New light is being shed on the role presidential hopeful Hillary Clinton played as secretary of state in the 2011 military intervention in Libya, with more than 50 officials from the US, Europe, and Libya speaking out to The New York Times.
The report features many of those directly involved in the mission that overthrew the former Libyan leader Muammar Gaddafi, portraying Clinton as a catalyst in the decision to go to war.
Beginning in Spring 2011, NATO carried out a bombing campaign for seven months, leaving Libya a failed state overrun by extremist groups. The official government now only controls the eastern portion of the country, with Islamic State (IS, formerly ISIS/ISIL), Ansar al-Sharia and local militant groups controlling other areas.
In the run-up to the intervention, however, Clinton became convinced that overthrowing Gaddafi would lead to a democracy, according to multiple sources interviewed by The New York Times.
Former Secretary of Defense Robert Gates said Clinton was a major influence in President Barack Obama’s decision to go to war. Gates recounted Obama once telling him a debate in the Oval Office on the issue was split “51-49.”
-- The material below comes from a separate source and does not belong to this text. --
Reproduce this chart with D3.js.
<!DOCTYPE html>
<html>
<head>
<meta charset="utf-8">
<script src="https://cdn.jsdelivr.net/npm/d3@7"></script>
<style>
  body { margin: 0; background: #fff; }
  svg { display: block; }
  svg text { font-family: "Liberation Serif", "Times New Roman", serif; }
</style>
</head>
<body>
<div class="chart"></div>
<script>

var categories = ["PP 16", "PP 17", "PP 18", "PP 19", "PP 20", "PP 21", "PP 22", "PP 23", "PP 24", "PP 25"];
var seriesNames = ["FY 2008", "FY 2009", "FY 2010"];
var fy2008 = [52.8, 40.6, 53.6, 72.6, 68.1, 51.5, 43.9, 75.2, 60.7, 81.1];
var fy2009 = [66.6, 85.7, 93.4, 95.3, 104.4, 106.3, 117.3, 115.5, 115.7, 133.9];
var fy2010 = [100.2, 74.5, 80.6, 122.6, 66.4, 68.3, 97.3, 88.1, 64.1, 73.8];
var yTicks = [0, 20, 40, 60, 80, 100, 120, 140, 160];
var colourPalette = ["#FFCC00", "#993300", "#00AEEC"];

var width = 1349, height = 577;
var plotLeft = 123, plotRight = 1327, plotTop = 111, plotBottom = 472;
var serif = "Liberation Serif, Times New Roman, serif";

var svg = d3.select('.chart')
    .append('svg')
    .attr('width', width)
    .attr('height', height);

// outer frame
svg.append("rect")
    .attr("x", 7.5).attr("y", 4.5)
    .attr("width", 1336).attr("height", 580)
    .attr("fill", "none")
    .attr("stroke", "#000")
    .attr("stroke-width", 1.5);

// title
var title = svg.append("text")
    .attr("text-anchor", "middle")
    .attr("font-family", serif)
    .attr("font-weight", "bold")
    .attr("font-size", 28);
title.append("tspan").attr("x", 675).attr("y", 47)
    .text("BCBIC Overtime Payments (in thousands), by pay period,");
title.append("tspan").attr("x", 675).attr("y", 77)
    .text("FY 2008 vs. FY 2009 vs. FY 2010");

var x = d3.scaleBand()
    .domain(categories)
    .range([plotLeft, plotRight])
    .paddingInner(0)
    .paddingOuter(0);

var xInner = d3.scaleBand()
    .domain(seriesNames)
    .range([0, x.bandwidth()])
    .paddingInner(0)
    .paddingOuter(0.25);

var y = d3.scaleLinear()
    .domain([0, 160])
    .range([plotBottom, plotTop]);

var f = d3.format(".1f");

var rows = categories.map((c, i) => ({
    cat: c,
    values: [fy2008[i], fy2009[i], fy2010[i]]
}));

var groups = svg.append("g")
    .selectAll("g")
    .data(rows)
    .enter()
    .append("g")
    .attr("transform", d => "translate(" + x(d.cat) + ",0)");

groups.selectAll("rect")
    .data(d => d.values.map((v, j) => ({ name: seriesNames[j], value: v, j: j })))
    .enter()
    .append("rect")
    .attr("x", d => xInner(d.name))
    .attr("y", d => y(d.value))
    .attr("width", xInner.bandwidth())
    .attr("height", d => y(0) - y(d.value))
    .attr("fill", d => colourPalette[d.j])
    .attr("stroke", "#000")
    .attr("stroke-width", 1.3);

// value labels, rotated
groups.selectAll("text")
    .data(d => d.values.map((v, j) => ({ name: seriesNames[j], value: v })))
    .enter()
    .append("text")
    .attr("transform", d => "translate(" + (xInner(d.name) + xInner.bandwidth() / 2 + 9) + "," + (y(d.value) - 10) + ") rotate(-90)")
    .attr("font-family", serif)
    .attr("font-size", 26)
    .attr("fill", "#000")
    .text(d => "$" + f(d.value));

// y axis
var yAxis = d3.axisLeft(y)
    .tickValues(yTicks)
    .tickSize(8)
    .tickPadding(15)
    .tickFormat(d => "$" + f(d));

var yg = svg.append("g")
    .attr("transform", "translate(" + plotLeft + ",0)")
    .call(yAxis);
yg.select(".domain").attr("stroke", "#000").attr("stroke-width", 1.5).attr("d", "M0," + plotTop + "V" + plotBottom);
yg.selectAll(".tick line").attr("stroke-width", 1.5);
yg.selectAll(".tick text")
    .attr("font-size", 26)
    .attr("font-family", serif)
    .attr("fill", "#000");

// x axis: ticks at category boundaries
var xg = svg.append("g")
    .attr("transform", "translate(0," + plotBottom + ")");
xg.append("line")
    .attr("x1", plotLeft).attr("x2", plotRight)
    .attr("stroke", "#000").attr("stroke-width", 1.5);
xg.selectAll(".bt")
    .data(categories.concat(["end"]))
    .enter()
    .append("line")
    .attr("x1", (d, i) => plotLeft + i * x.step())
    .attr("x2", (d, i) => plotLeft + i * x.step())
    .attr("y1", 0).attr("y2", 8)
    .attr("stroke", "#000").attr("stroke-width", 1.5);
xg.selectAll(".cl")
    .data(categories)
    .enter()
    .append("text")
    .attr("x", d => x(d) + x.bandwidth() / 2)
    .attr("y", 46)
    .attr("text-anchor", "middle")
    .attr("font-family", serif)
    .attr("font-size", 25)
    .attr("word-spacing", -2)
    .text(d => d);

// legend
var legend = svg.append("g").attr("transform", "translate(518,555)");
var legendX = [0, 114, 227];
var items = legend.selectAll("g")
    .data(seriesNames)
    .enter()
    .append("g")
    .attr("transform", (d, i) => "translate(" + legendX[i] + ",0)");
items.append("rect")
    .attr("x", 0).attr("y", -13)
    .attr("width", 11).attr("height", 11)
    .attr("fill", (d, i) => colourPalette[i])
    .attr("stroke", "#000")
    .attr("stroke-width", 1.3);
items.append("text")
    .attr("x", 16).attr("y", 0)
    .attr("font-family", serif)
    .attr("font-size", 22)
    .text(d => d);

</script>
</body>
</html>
“I’ve always thought that Hillary’s support for the broader mission in Libya put the president on the 51 side of the line for a more aggressive approach,” Gates said.
Gates urged for the opposite, he told the newspaper, telling Obama and others that the Pentagon already had enough on their plate.
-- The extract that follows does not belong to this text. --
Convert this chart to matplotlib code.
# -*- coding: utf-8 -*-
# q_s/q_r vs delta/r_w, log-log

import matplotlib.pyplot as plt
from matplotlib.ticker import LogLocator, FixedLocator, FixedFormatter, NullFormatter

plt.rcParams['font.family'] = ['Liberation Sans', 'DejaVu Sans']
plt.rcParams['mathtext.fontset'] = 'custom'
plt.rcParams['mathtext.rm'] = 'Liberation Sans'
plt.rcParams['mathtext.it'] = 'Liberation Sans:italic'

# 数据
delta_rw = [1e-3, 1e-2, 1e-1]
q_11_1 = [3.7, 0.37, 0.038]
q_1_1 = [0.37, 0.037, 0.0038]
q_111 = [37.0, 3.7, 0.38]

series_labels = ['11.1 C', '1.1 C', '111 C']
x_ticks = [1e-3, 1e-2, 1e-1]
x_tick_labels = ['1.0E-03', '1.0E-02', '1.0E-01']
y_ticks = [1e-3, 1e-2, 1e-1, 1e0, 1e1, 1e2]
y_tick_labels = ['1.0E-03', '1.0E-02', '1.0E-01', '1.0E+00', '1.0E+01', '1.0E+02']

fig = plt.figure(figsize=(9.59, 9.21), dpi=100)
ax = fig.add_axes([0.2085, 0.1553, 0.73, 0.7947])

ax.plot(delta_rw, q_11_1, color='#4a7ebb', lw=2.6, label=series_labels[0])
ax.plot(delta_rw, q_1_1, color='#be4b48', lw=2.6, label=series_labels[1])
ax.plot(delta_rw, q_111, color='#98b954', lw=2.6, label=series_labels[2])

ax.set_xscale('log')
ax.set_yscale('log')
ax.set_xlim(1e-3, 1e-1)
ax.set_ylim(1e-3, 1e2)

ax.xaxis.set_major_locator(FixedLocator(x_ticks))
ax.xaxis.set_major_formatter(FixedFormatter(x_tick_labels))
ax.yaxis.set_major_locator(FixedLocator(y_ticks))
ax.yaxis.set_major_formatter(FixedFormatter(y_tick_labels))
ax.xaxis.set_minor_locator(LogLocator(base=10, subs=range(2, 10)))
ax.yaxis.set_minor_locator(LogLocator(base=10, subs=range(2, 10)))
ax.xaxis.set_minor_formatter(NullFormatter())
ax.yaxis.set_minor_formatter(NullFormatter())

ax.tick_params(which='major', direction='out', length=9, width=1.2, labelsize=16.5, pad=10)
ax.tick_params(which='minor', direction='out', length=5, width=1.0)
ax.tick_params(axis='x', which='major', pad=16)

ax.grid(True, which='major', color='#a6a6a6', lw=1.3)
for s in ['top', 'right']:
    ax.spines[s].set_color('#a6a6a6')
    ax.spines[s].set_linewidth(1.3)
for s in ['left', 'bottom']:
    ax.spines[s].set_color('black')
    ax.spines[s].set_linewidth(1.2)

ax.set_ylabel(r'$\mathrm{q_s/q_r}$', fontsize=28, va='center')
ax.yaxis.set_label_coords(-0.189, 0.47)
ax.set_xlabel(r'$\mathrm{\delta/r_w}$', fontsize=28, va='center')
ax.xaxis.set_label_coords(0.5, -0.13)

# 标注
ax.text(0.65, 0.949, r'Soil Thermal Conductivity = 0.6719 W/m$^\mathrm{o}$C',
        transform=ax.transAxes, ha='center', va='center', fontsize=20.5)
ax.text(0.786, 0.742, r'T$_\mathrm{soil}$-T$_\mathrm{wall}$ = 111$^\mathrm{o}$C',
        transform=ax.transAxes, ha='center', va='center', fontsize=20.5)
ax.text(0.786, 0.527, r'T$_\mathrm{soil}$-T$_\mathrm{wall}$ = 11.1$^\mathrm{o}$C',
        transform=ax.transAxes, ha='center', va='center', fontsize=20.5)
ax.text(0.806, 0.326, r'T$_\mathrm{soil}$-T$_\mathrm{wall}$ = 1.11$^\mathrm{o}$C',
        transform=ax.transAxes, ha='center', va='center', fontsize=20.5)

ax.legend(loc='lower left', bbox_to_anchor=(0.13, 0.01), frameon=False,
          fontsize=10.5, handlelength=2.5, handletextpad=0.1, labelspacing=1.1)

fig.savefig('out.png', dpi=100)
“Can I finish the two wars I’m already in before you guys go looking for a third one?” Gates recalled saying.
After a United Nations resolution for military intervention in Libya was secured, from which five countries, including Russia, abstained, Clinton ordered the Pentagon to end contact with the Libyan regime, and ignored Gaddafi’s call for a ceasefire.
Charles R. Kubic, a retired rear admiral, told The New York Times that a senior Libyan military officer offered direct talks with the US military with the goal of agreeing to a 72-hour ceasefire, which would allow Gaddafi and his family to escape the war with their lives.
Upon passing along the message, however, Admiral Kubic remembered the US Africa Command relaying orders to him from “outside the Pentagon” to end the talks with the Libyan official. Neither Obama nor Clinton aides acknowledged that such a cease-fire proposal had ever reached their offices.
Clinton also escalated the intervention in winning the debate over whether to arm the rebels.
“Humvees, counterbattery radar, TOW missiles was the highest end we talked about. We were definitely giving them lethal assistance. We’d crossed that line,” a State Department official told The New York Times.
While Clinton’s Democratic presidential primary opponent Sen. Bernie Sanders (I-Vermont) has repeatedly brought up her vote to authorize the Iraq War, it remains to be seen how prominent the Libya policy will become during the 2016 election cycle.
In an interview with RT, investigative journalist Gareth Porter called The New York Times report and Clinton’s push for regime change in Libya “part of a broader story in which she was really positioning herself to run for president.”
"So, we have both Libya and Syria on her secretaryship as indications of just how seriously we need to take her penchant for adventurism in foreign policy," Porter added.
Libya remains in chaos today with IS pockets in the north and the US again dropping bombs on the region. The UN estimates 400,000 people have been displaced as a result of the intervention.